Societies have varied on (and scholars continue to debate) whether sex, gender, and sexual orientation are natural and fixed (the essentialist position) or arbitrary and historically constituted (the social constructionist position). Many societies have maintained religious doctrines or cosmologies (creation stories) explaining how gender, sex, and sexuality came into being and what are the acceptable variations. At the same time, a great deal of evidence suggests that homosexual behavior and variations in gender expression have always existed across all known societies. How societies have interpreted and explained homosexuality and gender variation, as well as the value societies have placed on these practices, has varied over time and across subpopulations within societies. Each of these perspectives has different implications for how heterosexism and homophobia manifest in society, as well as how each is combated.
In the early 2000s, the rights of LGBTQQI people are the subject of debate and activism. Rights for homosexual and gender variant people are being linked with the larger human rights discourse. Activism focuses on gaining recognition, visibility, and rights, as well as parity in the representational realm, whether political, economic, or symbolic. Since the 1960s, marches for lesbian, gay, bisexual, and transgender rights, also known as pride marches, have become increasingly common around the globe, although LGBTQQI organizing continues to be risky in many countries. In 1996, South Africa achieved international renown by becoming the first nation in the world to incorporate LGBT rights into its national constitution.
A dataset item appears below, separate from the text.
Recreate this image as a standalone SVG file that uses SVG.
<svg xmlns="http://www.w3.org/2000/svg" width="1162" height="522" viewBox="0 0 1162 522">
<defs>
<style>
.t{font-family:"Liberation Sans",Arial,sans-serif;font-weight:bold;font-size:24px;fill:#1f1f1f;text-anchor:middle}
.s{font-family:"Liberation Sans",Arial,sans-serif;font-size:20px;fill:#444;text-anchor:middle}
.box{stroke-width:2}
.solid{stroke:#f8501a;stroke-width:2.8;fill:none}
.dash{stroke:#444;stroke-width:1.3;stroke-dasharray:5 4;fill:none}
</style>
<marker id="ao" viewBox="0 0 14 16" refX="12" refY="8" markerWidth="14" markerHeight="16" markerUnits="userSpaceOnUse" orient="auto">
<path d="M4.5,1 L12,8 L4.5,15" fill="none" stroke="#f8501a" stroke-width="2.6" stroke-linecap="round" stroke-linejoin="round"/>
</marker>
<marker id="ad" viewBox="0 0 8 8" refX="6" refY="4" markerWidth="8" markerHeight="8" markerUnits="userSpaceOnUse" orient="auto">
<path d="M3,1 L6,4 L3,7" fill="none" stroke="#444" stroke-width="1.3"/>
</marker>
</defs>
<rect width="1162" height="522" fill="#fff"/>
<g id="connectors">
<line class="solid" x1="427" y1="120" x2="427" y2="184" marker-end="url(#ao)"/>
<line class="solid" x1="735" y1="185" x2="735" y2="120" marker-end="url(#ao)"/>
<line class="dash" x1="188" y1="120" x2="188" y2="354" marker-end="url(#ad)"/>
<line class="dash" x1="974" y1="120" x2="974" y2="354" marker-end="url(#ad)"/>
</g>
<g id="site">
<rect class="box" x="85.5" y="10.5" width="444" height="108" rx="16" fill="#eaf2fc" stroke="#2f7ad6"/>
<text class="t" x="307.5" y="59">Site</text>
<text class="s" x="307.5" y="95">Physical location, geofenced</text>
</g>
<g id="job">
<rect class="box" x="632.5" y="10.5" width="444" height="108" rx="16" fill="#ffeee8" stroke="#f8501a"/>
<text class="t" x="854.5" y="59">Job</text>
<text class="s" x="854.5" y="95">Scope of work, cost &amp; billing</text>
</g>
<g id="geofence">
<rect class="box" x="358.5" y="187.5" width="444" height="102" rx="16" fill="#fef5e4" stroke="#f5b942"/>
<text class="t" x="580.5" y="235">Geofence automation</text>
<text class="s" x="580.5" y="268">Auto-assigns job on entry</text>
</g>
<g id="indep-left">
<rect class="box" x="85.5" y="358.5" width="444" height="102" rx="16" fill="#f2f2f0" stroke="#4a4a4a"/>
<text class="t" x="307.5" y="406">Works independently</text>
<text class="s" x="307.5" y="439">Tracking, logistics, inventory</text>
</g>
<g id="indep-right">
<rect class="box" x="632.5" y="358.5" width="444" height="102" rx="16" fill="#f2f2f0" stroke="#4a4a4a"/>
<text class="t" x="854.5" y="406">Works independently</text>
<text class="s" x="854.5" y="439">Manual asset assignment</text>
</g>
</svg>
In 2007, same-sex marriage was legal in the Netherlands, Belgium, Spain, Canada, and South Africa. Additional countries that recognize civil unions include Andorra, Argentina, Australia (Tasmania only), Brazil, Croatia, Czech Republic, Denmark, Finland, France, Germany, Hungary, Iceland, Israel, Luxembourg, New Zealand, Norway, Portugal, Slovenia, Sweden, and the United Kingdom. In the United States, same-sex marriages or civil unions are recognized to some degree in the states of California, Connecticut, Hawaii, Maine, Massachusetts, New Jersey, and Vermont, as well as the District of Columbia, although this acceptance is highly contested at the national level. At the same time that advances in LGBTQQI rights are taking place, however, anti-gay backlash continues to occur, threatening safety, well-being, and justice for LGBTQQI people around the world. Because LGBTQQI people are whole persons and not just embodiments of sexual orientation or gender expression, anti-heterosexist and anti-homophobic activism targets the elimination of all forms of prejudice, discrimination, and violence in society.